* WRITTEN TASK:
Transcribe each record below word for word.

* DATA SUPPLIED:
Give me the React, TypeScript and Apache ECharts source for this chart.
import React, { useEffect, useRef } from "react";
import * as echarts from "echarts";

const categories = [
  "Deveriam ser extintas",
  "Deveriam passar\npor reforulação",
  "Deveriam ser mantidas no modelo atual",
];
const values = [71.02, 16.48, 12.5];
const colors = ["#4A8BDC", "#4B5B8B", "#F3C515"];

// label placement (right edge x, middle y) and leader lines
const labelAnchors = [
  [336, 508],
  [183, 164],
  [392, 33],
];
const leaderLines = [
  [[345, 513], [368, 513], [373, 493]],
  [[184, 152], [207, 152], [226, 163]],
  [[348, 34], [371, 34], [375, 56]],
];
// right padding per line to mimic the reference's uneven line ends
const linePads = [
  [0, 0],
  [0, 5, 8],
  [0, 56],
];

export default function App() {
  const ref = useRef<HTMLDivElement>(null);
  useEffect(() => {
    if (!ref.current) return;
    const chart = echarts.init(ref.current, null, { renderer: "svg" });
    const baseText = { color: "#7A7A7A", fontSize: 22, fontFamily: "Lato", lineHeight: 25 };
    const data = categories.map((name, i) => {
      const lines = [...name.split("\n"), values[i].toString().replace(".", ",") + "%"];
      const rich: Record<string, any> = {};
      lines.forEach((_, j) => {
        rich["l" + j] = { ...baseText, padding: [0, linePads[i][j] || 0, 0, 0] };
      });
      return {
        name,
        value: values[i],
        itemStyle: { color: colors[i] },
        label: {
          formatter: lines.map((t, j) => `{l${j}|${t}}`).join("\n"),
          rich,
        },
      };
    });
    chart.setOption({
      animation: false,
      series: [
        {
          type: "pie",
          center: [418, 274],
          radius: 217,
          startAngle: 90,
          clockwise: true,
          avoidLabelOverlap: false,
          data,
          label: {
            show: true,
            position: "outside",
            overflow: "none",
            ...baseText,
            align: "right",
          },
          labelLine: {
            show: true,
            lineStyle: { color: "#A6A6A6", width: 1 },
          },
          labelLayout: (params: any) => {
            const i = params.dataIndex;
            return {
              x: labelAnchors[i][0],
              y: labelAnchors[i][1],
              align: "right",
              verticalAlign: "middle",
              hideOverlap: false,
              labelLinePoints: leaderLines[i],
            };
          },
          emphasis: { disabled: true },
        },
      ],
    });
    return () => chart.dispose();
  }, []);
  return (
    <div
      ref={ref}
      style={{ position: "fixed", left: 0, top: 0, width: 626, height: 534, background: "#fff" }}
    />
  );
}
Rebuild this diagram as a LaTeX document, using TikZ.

* SOLUTION FOR THIS TASK:
Give me the React, TypeScript and Apache ECharts source for this chart.
import React, { useEffect, useRef } from "react";
import * as echarts from "echarts";

const categories = [
  "Deveriam ser extintas",
  "Deveriam passar\npor reforulação",
  "Deveriam ser mantidas no modelo atual",
];
const values = [71.02, 16.48, 12.5];
const colors = ["#4A8BDC", "#4B5B8B", "#F3C515"];

// label placement (right edge x, middle y) and leader lines
const labelAnchors = [
  [336, 508],
  [183, 164],
  [392, 33],
];
const leaderLines = [
  [[345, 513], [368, 513], [373, 493]],
  [[184, 152], [207, 152], [226, 163]],
  [[348, 34], [371, 34], [375, 56]],
];
// right padding per line to mimic the reference's uneven line ends
const linePads = [
  [0, 0],
  [0, 5, 8],
  [0, 56],
];

export default function App() {
  const ref = useRef<HTMLDivElement>(null);
  useEffect(() => {
    if (!ref.current) return;
    const chart = echarts.init(ref.current, null, { renderer: "svg" });
    const baseText = { color: "#7A7A7A", fontSize: 22, fontFamily: "Lato", lineHeight: 25 };
    const data = categories.map((name, i) => {
      const lines = [...name.split("\n"), values[i].toString().replace(".", ",") + "%"];
      const rich: Record<string, any> = {};
      lines.forEach((_, j) => {
        rich["l" + j] = { ...baseText, padding: [0, linePads[i][j] || 0, 0, 0] };
      });
      return {
        name,
        value: values[i],
        itemStyle: { color: colors[i] },
        label: {
          formatter: lines.map((t, j) => `{l${j}|${t}}`).join("\n"),
          rich,
        },
      };
    });
    chart.setOption({
      animation: false,
      series: [
        {
          type: "pie",
          center: [418, 274],
          radius: 217,
          startAngle: 90,
          clockwise: true,
          avoidLabelOverlap: false,
          data,
          label: {
            show: true,
            position: "outside",
            overflow: "none",
            ...baseText,
            align: "right",
          },
          labelLine: {
            show: true,
            lineStyle: { color: "#A6A6A6", width: 1 },
          },
          labelLayout: (params: any) => {
            const i = params.dataIndex;
            return {
              x: labelAnchors[i][0],
              y: labelAnchors[i][1],
              align: "right",
              verticalAlign: "middle",
              hideOverlap: false,
              labelLinePoints: leaderLines[i],
            };
          },
          emphasis: { disabled: true },
        },
      ],
    });
    return () => chart.dispose();
  }, []);
  return (
    <div
      ref={ref}
      style={{ position: "fixed", left: 0, top: 0, width: 626, height: 534, background: "#fff" }}
    />
  );
}
Rebuild this diagram as a LaTeX document, using TikZ.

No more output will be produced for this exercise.